The Way I See Things

By JDO

Budapest Day 2: Gellért Hill

This was a loooong day.

After breakfast we walked down to Parliament to book some tickets for a guided tour later in the day. I liked the fact that the east frontage was reflected in a kind of rill in front of the building. There's also some great statuary - this is a section of a large memorial to the Prime Minister István Tisza, who was assassinated in 1918.

We then walked down Váci Utca, a long commercial street which one of our guide books described as "quite simply the heart and soul of Budapest"; I can't say that I had that impression, but I was fairly irritated to have to keep shrugging off people who were trying to persuade me either to enter restaurants or (unflatteringly) to accept free samples of soap.

We made it to the end of the street more or less in one piece, and crossed the Liberty Bridge, getting a rather daunting view of our destination: the Liberation Monument at the top of Gellért Hill. As you can see in that shot there is a church built into the rock face, which is very famous, but we didn't visit it. Instead we fortified ourselves with coffee and cake at the famous Gellért Hotel - a slightly strange experience because the place seems still to exist in the 1960s, though it does have some cracking stained glass on every landing of the main staircase. We also wandered into the baths complex at the hotel, but decided that climbing the Hill would probably be enough exercise for one day.

If you suffer even slightly from vertigo you'll be familiar with a strange sensation in the muscles of your buttocks and legs, which I attribute to your central nervous system trying to force you to sit down on the nearest available hard surface - in which case you'll understand when I say that I was fighting my nervous system most of the way up that hill. There were points when it very nearly won, and the only way I could go forward was to keep my eyes firmly fixed on CH's heels, and not lift my head at all. But it was worth it - the view from the top is spectacular, even if you're not looking forward to the journey back down!

So, the main photo today is the central figure of the Liberation Monument, which was originally constructed as a tribute to the Red Army but repurposed after the fall of the Soviet Union. She represents peace, and the figures either side of her represent the battle with evil and progress. The second photo on this page shows the whole group; progress also got another couple of images here and here; the battle against evil is also here.


Coming back down the hill there are great views of the Royal Palace, the Elizabeth Bridge, which we crossed to get back into Pest, and the Parliament. There's another memorial too: St Gellért was apparently thrown off the hill for some reason to do with religion; you might think it tasteless to name the place after him in the circumstances, but I couldn't possibly comment.

After more coffee and cake, and a brief sit-down, we did the tour of Parliament, which is extraordinary. We were told that this is the debating chamber - though I read somewhere that actually it isn't: the building is symmetrical, and has two identical chambers, of which one is kept for business, and the other for showing to tourists. There are a number of these devices on the corridor window sills, which in the good old days were repositories for the MPs' cigars, which were not allowed into the chamber itself for fear of fire. There's a great exhibition in the basement of photographs and models connected with the recent refurbishment of the building.
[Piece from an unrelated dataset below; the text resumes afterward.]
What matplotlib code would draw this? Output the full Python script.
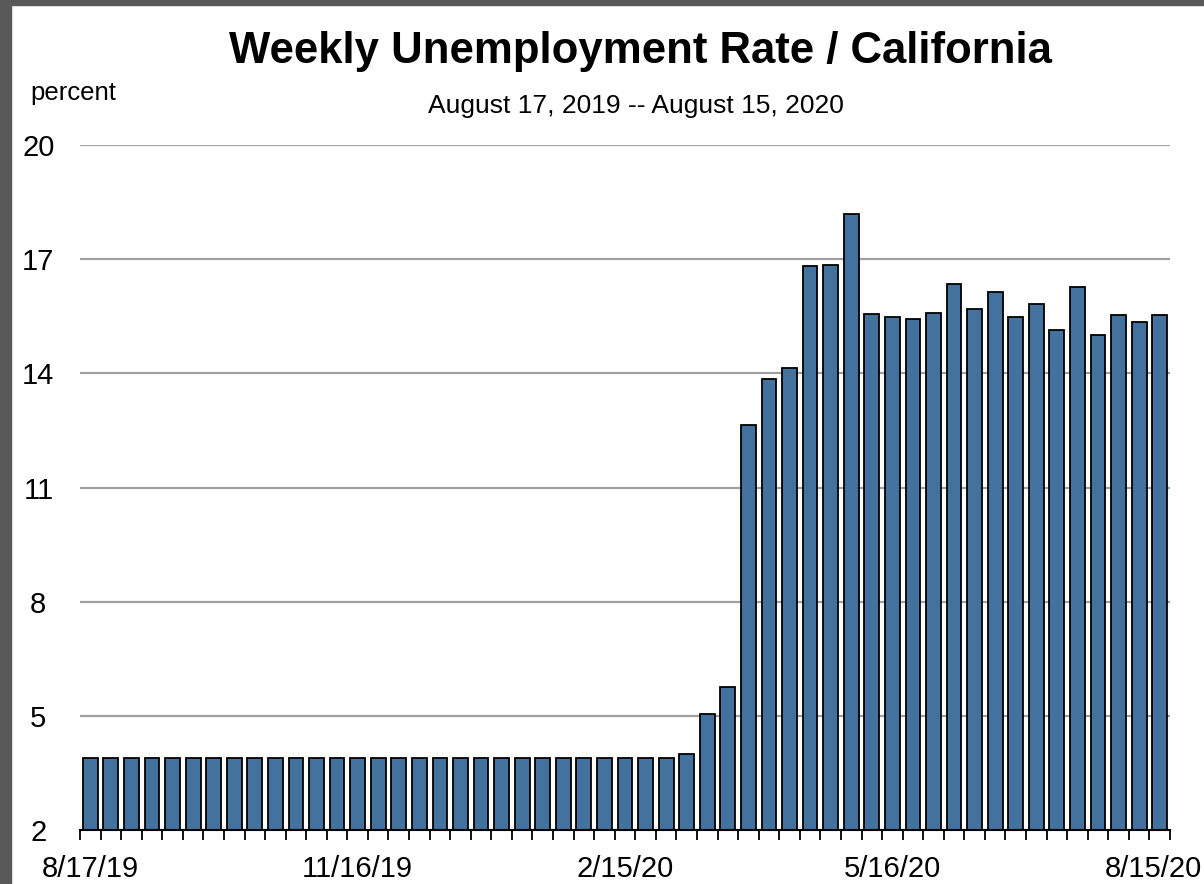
import matplotlib
matplotlib.use("Agg")
import matplotlib.pyplot as plt
import matplotlib.transforms as mtransforms
from matplotlib.patches import Rectangle
from matplotlib import font_manager
import numpy as np

# weekly rate, 8/17/19 .. 8/15/20 (53 weeks)
rates = [
    3.9, 3.9, 3.9, 3.9, 3.9, 3.9, 3.9, 3.9, 3.9, 3.9,
    3.9, 3.9, 3.9, 3.9, 3.9, 3.9, 3.9, 3.9, 3.9, 3.9,
    3.9, 3.9, 3.9, 3.9, 3.9, 3.9, 3.9, 3.9, 3.9, 4.0,
    5.06, 5.75, 12.63, 13.84, 14.13, 16.82, 16.84, 18.19, 15.57, 15.47,
    15.43, 15.59, 16.34, 15.70, 16.13, 15.49, 15.83, 15.15, 16.28, 15.01,
    15.54, 15.36, 15.52,
]
tick_weeks = [0, 13, 26, 39, 52]
tick_labels = ["8/17/19", "11/16/19", "2/15/20", "5/16/20", "8/15/20"]
y_ticks = [2, 5, 8, 11, 14, 17, 20]

names = {f.name for f in font_manager.fontManager.ttflist}
FONT = "Liberation Sans Narrow" if "Liberation Sans Narrow" in names else "Liberation Sans"
plt.rcParams["font.family"] = [FONT, "DejaVu Sans"]

W, H = 1204, 884
fig = plt.figure(figsize=(W / 100, H / 100), dpi=100)
fig.patch.set_facecolor("white")

# dark frame strips on the left and top edges
fig.patches.append(Rectangle((0, 0), 11 / W, 1, transform=fig.transFigure,
                             color="#595959", zorder=0))
fig.patches.append(Rectangle((0, 1 - 5 / H), 1, 5 / H, transform=fig.transFigure,
                             color="#595959", zorder=0))

ax = fig.add_axes([80 / W, 1 - 830 / H, (1170 - 80) / W, (830 - 145) / H])
x = np.arange(len(rates))
ax.bar(x, rates, width=0.72, color="#44729F", edgecolor="black", linewidth=1.3,
       zorder=3)

ax.set_xlim(-0.5, len(rates) - 0.5)
ax.set_ylim(2, 20)
ax.set_yticks(y_ticks)
ax.set_yticklabels([str(v) for v in y_ticks], ha="center")
ax.tick_params(axis="y", length=0, pad=30, labelsize=21)
ax.yaxis.grid(True, color="#a0a0a0", linewidth=1.6, zorder=0)

ax.set_xticks(tick_weeks)
ax.set_xticklabels(tick_labels)
ax.set_xticks(np.arange(-0.5, len(rates)), minor=True)
ax.tick_params(axis="x", which="major", length=0, pad=18, labelsize=21)
ax.tick_params(axis="x", which="minor", length=7.5, width=1.3, direction="out",
               color="black")

# last date label sits against the right edge
last = ax.get_xticklabels()[-1]
last.set_transform(last.get_transform() +
                   mtransforms.ScaledTranslation(-6 / 100, 0, fig.dpi_scale_trans))

for side in ["left", "top", "right"]:
    ax.spines[side].set_visible(False)
ax.spines["bottom"].set_linewidth(1.5)
ax.spines["bottom"].set_zorder(4)

fig.text(640 / W, 1 - 63 / H, "Weekly Unemployment Rate / California",
         ha="center", va="baseline", fontsize=31.5, fontweight="bold")
fig.text(636 / W, 1 - 113 / H, "August 17, 2019 -- August 15, 2020",
         ha="center", va="baseline", fontsize=19)
fig.text(30 / W, 1 - 100 / H, "percent", ha="left", va="baseline", fontsize=18.5)

fig.savefig("out.png", dpi=100)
By now we were as exhausted as you must be, so we tiptoed through the tulips to a restaurant by the Danube, from where we could watch peoplemore people and the sun going down over the Royal Palace.
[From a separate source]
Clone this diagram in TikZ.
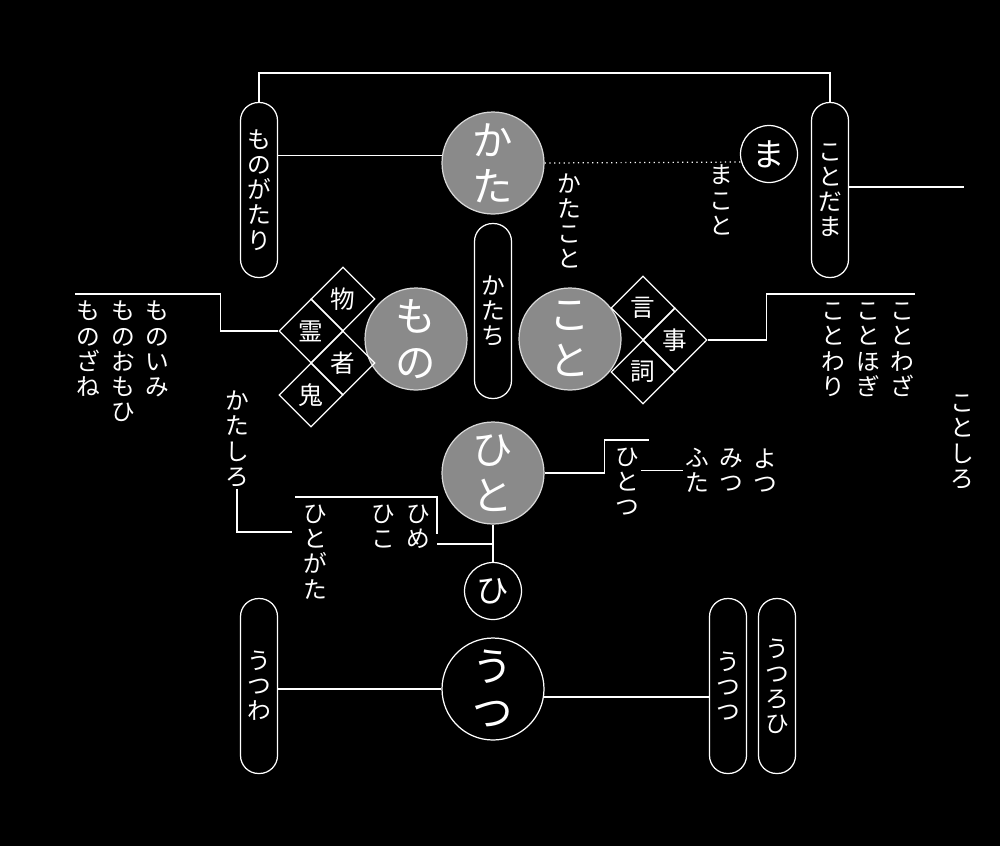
\documentclass[tikz,border=0pt]{standalone}
\usepackage{fontspec}
\newfontfamily\jp{Noto Sans CJK JP}
\usetikzlibrary{shapes.geometric, positioning}
\definecolor{kasumi}{HTML}{8A8A8A}
\definecolor{fuchi}{HTML}{D8D8D8}

\begin{document}
\begin{tikzpicture}[x=0.02cm, y=-0.02cm,
	every node/.style={text=white, font=\jp},
	sen/.style={draw=white, line width=0.7pt},
	tate/.style={align=center, inner sep=1pt, font=\jp\fontsize{13.5}{14.3}\selectfont},
	pill/.style={tate, draw=white, fill=black, line width=0.7pt, rounded corners=0.36cm,
		minimum width=0.74cm, minimum height=3.5cm},
	gmaru/.style={circle, fill=kasumi, draw=fuchi, line width=0.7pt, minimum size=2.04cm,
		inner sep=0pt, align=center, font=\jp\fontsize{23}{26}\selectfont},
	kmaru/.style={gmaru, fill=black, draw=white},
	komaru/.style={circle, draw=white, fill=black, line width=0.7pt, minimum size=1.14cm,
		inner sep=0pt, font=\jp\fontsize{18.5}{20}\selectfont},
	hishi/.style={diamond, draw=white, line width=0.7pt, minimum width=1.28cm,
		minimum height=1.28cm, inner sep=0pt, font=\jp\fontsize{14}{15}\selectfont}]
		\useasboundingbox[fill=black] (0,0) rectangle (1000,846);
		
		\node[gmaru] (kata) at (493,163) {か\\た};
		\node[komaru] (ma) at (769,154) {ま};
		\node[pill] (monogatari) at (259,190) {も\\の\\が\\た\\り};
		\node[pill] (kotodama) at (830,190) {こ\\と\\だ\\ま};
		\node[tate] (makoto) at (721,200) {ま\\こ\\と};
		\node[tate] (katakoto) at (569,221) {か\\た\\こ\\と};
		\node[pill] (katachi) at (493,311) {か\\た\\ち};
		
		\node[gmaru] (mono) at (416,339) {も\\の};
		\node[gmaru] (koto) at (570,339) {こ\\と};
		\node[hishi] (butsu) at (343,299) {物};
		\node[hishi] (rei) at (311,331) {霊};
		\node[hishi] (sha) at (343,363) {者};
		\node[hishi] (ki) at (311,395) {鬼};
		\node[hishi] (gen) at (643,308) {言};
		\node[hishi] (ji) at (675,340) {事};
		\node[hishi] (shi) at (643,372) {詞};
		
		\node[tate, anchor=north] (monoimi) at (157,299) {も\\の\\い\\み};
		\node[tate, anchor=north] (monoomoi) at (123,299) {も\\の\\お\\も\\ひ};
		\node[tate, anchor=north] (monozane) at (88,299) {も\\の\\ざ\\ね};
		\node[tate, anchor=north] (kotowaza) at (902,301) {こ\\と\\わ\\ざ};
		\node[tate, anchor=north] (kotohogi) at (868,301) {こ\\と\\ほ\\ぎ};
		\node[tate, anchor=north] (kotowari) at (833,301) {こ\\と\\わ\\り};
		\node[tate] (kotoshiro) at (962,442) {こ\\と\\し\\ろ};
		
		\node[gmaru] (hito) at (493,473) {ひ\\と};
		\node[komaru] (hi) at (493,591) {ひ};
		\node[tate, anchor=north] (hitotsu) at (627,446) {ひ\\と\\つ};
		\node[tate, anchor=north] (futa) at (697,446) {ふ\\た};
		\node[tate, right=0.12cm of futa] (mitsu) {み\\つ};
		\node[tate, right=0.12cm of mitsu] (yotsu) {よ\\つ};
		\node[tate, anchor=north] (hime) at (418,503) {ひ\\め};
		\node[tate, anchor=north] (hiko) at (383,503) {ひ\\こ};
		\node[tate, anchor=north] (hitogata) at (315,503) {ひ\\と\\が\\た};
		\node[tate, anchor=north] (katashiro) at (237,389) {か\\た\\し\\ろ};
		
		\node[kmaru] (utsu) at (493,689) {う\\つ};
		\node[pill] (utsuwa) at (259,686) {う\\つ\\わ};
		\node[pill] (utsutsu) at (728,686) {う\\つ\\つ};
		\node[pill] (utsuroi) at (777,686) {う\\つ\\ろ\\ひ};
		
		\coordinate (ue) at (544,73);
		\draw[sen] (monogatari.north) |- (ue) -| (kotodama.north);
		\draw[sen] (monogatari.east |- kata.172) -- (kata.172);
		\draw[sen, dotted] (kata.east) -- (ma.196);
		\coordinate (dama) at (964,187);
		\draw[sen] (kotodama.east |- dama) -- (dama);
		\coordinate (monoL) at (75,294);
		\draw[sen] (rei.west) -- ++(-58,0) |- (monoL);
		\coordinate (kotoR) at (915,294);
		\draw[sen] (ji.east) -- ++(59,0) |- (kotoR);
		\coordinate (hitoR) at (649,440);
		\draw[sen] (hito.east) -- ++(60,0) |- (hitoR);
		\draw[sen] (hitotsu.east |- futa.west) -- (futa.west);
		\draw[sen] (hito.south) -- (hi.north);
		\coordinate (himeR) at (437,544);
		\draw[sen] (himeR) -- (himeR -| hito.south);
		\coordinate (kakkoL) at (295,497);
		\coordinate (kakkoR) at (437,534);
		\draw[sen] (kakkoL) -| (kakkoR);
		\coordinate (hgL) at (292,532);
		\draw[sen] (katashiro.south) |- (hgL);
		\draw[sen] (utsuwa.east |- utsu.west) -- (utsu.west);
		\draw[sen] (utsu.-9) -- (utsu.-9 -| utsutsu.west);
	\end{tikzpicture}
\end{document}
Other things that caught my eye today:

A pigeon taking a bath in a small street fountain.

Some very sad dereliction - this was once a rather fine Art Nouveau building - I can only hope hope it's scheduled for refurbishment.

The competing tiled roofs of the Mátyás and Calvinist Churches.

Some more good statues: Atilla József looking rather depressed; Scooter Boy; some Roman soldiers close to the site of a bit of archaeology; a girl and her dog; the artist Roskovics painting beside the Danube; a very snooty lion guarding the entrance to Parliament; the Little Princess.

The frontage of the Greek Orthodox Church.

A memorial to Raoul Wallenberg.

The Budapest Wheel - similar to the London Eye, but much faster.